B . In multi-level M-LAG networking, you can manually configure the root bridge to prevent STP loops: This is true. Manual configuration of the root bridge (e.g., using STP priority) is supported to optimize path selection and prevent loops, especially in complex M-LAG setups. TRUE.
C . Multi-level M-LAG must be configured based on V-STP: This is false. While V-STP can be used to prevent loops, M-LAG does not require V-STP specifically. Standard STP, RSTP, or MSTP can also be configured, depending on the network design. The requirement is loop prevention, not a mandatory V-STP dependency. FALSE.
D . M-LAG networking can be classified into single-level M-LAG networking and multi-level M-LAG networking: This is true. Single-level M-LAG connects two switches directly to devices, while multi-level M-LAG extends across additional layers or devices, a recognized classification in Huawei documentation. TRUE.
Thus, C is the false statement because multi-level M-LAG does not mandate V-STP configuration.
Which of the following components is not required to provide necessary computing, storage, and network resources for VMs during VM creation?
This question pertains to OpenStack, a common virtualization platform in Huawei's HCIP-Data Center Network curriculum, where components collaborate to create and manage virtual machines (VMs). Let's analyze each component's role in providing computing, storage, and network resources during VM creation:
A . Nova: Nova is the compute service in OpenStack, responsible for managing VM lifecycles, including provisioning CPU and memory resources. It's essential for providing computing resources during VM creation. Required.

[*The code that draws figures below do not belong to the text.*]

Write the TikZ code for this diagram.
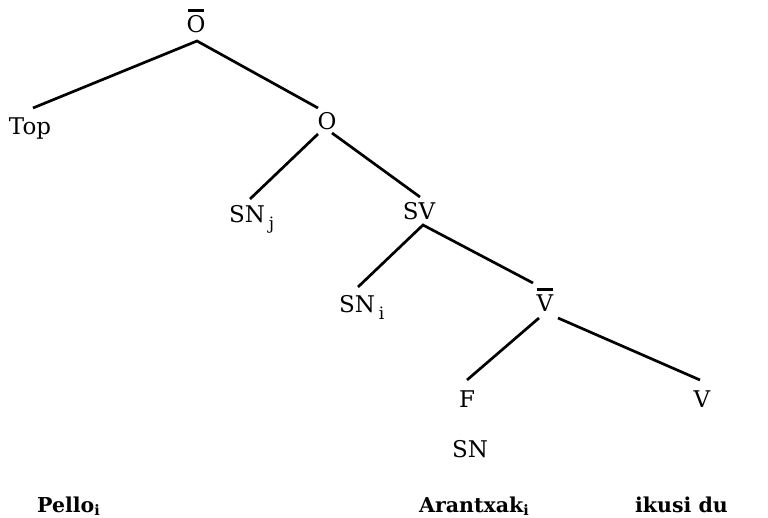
\documentclass[tikz,border=0pt]{standalone}
\usepackage{fontspec}
\setmainfont{DejaVu Serif}
\newcommand{\ovlbar}[1]{\leavevmode\hbox{\ooalign{#1\cr\hidewidth\raisebox{0.93em}{\rule{0.7em}{0.1em}}\hidewidth\cr}}}
\begin{document}
\begin{tikzpicture}[x=1pt,y=-1pt,
  lbl/.style={inner sep=0pt, anchor=base, font=\fontsize{23}{25}\selectfont},
  lblw/.style={inner sep=0pt, anchor=base west, font=\fontsize{23}{25}\selectfont},
  word/.style={inner sep=0pt, anchor=base west, font=\bfseries\fontsize{20.5}{24}\selectfont},
  edge/.style={line width=2.7pt}]
\useasboundingbox (0,0) rectangle (768,518);
% labels
\node[lbl] (Obar) at (196,33) {\ovlbar{O}};
\node[lbl] (Top) at (30,135) {Top};
\node[lbl] (O) at (327,130) {O};
\node[lblw] (SNj) at (229,223) {SN\,\raisebox{-0.3em}{\fontsize{17}{17}\selectfont j}};
\node[lbl] (SV) at (419,220) {SV};
\node[lblw] (SNi) at (339,313) {SN\,\raisebox{-0.3em}{\fontsize{17}{17}\selectfont i}};
\node[lbl] (Vbar) at (545,312) {\ovlbar{V}};
\node[lbl] (F) at (467,407) {F};
\node[lbl] (V) at (702,407) {V};
\node[lbl] (SN) at (470,457) {SN};
\node[word] (Pello) at (37,512) {Pello\textsubscript{i}};
\node[word] (Arantxak) at (419,512) {Arantxak\textsubscript{i}};
\node[word] (ikusi) at (635,512) {ikusi du};
% attachment points
\coordinate (Obar-b) at (197,41);
\coordinate (Top-t) at (33,108);
\coordinate (O-t) at (318,108);
\coordinate (O-bl) at (318,134);
\coordinate (O-br) at (332,133);
\coordinate (SNj-t) at (250,199);
\coordinate (SV-t) at (420,197);
\coordinate (SV-b) at (423,225);
\coordinate (SNi-t) at (358,287);
\coordinate (Vbar-t) at (533,283);
\coordinate (Vbar-bl) at (539,318);
\coordinate (Vbar-br) at (558,318);
\coordinate (F-t) at (467,380);
\coordinate (V-t) at (700,380);
% connectors
\draw[edge] (Top-t) -- (Obar-b) -- (O-t);
\draw[edge] (SNj-t) -- (O-bl);
\draw[edge] (O-br) -- (SV-t);
\draw[edge] (SNi-t) -- (SV-b) -- (Vbar-t);
\draw[edge] (F-t) -- (Vbar-bl);
\draw[edge] (Vbar-br) -- (V-t);
\end{tikzpicture}
\end{document}
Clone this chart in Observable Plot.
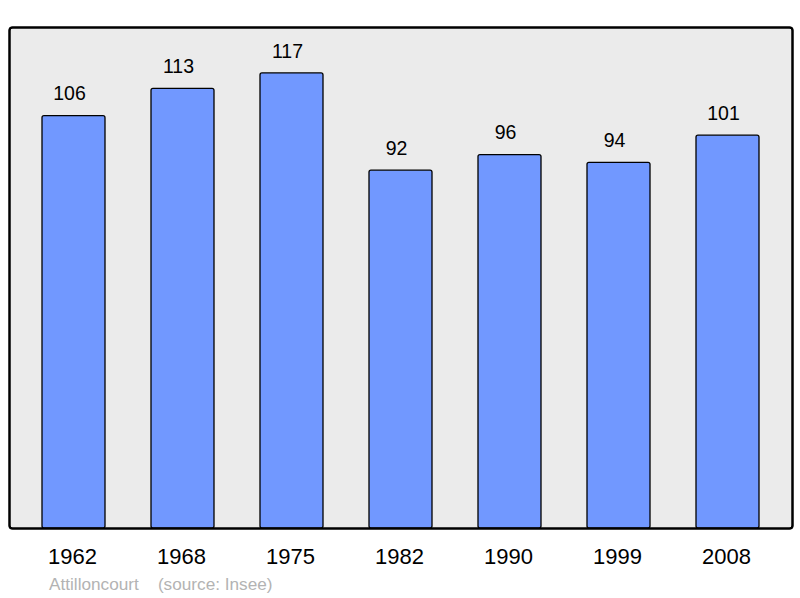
<!DOCTYPE html>
<html>
<head>
<meta charset="utf-8">
<script src="https://cdn.jsdelivr.net/npm/d3@7"></script>
<script src="https://cdn.jsdelivr.net/npm/@observablehq/plot@0.6"></script>
<style>
  body { margin: 0; background: #fff; font-family: "Liberation Sans", Arial, sans-serif; }
  #chart svg { display: block; }
  #caption { position: absolute; left: 49px; top: 574px; font-size: 17.2px; color: #b3b3b3; white-space: pre; font-family: "Liberation Sans", Arial, sans-serif; }
</style>
</head>
<body>
<div id="chart"></div>
<div id="caption">Attilloncourt    (source: Insee)</div>
<script>
const years = ["1962", "1968", "1975", "1982", "1990", "1999", "2008"];
const population = [106, 113, 117, 92, 96, 94, 101];

const data = years.map((y, i) => ({year: y, value: population[i]}));

const chart = Plot.plot({
  width: 800,
  height: 572,
  marginLeft: 9,
  marginRight: 8,
  marginTop: 27,
  marginBottom: 44,
  style: {fontFamily: "'Liberation Sans', Arial, sans-serif", background: "#fff"},
  x: {domain: years, paddingInner: 0.424, paddingOuter: 0.3, label: null},
  y: {domain: [0, 128.8], axis: null},
  marks: [
    Plot.frame({fill: "#ebebeb", stroke: "#000", strokeWidth: 2, rx: 3}),
    Plot.barY(data, {x: "year", y: "value", fill: "#7198ff", stroke: "#000", strokeWidth: 1.3, rx: 2}),
    Plot.text(data, {x: "year", y: "value", text: d => String(d.value), dy: -22, dx: -4.5, fontSize: 19.5, fill: "#000"}),
    Plot.axisX({tickSize: 0, tickPadding: 19.5, fontSize: 22, dx: -1.5, fill: "#000"}),
    Plot.frame({stroke: "#000", strokeWidth: 2, rx: 3})
  ]
});
document.getElementById("chart").appendChild(chart);
</script>
</body>
</html>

B . Neutron: Neutron is the networking service, handling virtual network creation, IP allocation, and connectivity (e.g., VXLAN or VLAN) for VMs. It's critical for providing network resources during VM creation. Required.
C . Ceilometer: Ceilometer is the telemetry service, used for monitoring, metering, and collecting usage data (e.g., CPU utilization, disk I/O) of VMs. While useful for billing or optimization, it does not directly provide computing, storage, or network resources during VM creation. Not Required.
D . Cinder: Cinder is the block storage service, providing persistent storage volumes for VMs (e.g., for OS disks or data). It's essential for providing storage resources during VM creation if a volume is attached. Required.
Thus, C (Ceilometer) is not required to provision the core resources (computing, storage, network) for VM creation, as its role is monitoring, not resource allocation.
In the VPC interworking scenario, traffic is checked and filtered only by the firewall in the source or destination VPC.
In Huawei's CloudFabric Solution, Virtual Private Clouds (VPCs) enable isolated network environments, and interworking scenarios involve traffic between VPCs. The statement claims that traffic is checked and filtered only by the firewall in the source or destination VPC. Let's evaluate:
VPC Interworking: Traffic between VPCs can be routed via a gateway (e.g., a Layer 3 gateway or centralized router) and may involve multiple security checkpoints depending on the design. Firewalls can be deployed in the source VPC, destination VPC, or a centralized location (e.g., a service chain or border gateway).
Firewall Role: The statement implies exclusivity (only one firewall), but in practice, traffic may be filtered by firewalls at both ends, a centralized firewall, or additional security devices (e.g., VAS nodes) in the path. For example, inter-VPC traffic might pass through a firewall in the source VPC for egress filtering and another in the destination VPC for ingress filtering, or a shared firewall in a hub-and-spoke model. Huawei's security architecture (e.g., with SecoManager) supports distributed or centralized filtering, not limited to a single VPC's firewall.
The statement is FALSE (B) because traffic is not restricted to being checked and filtered only by the firewall in the source or destination VPC; multiple firewalls or security devices may be involved.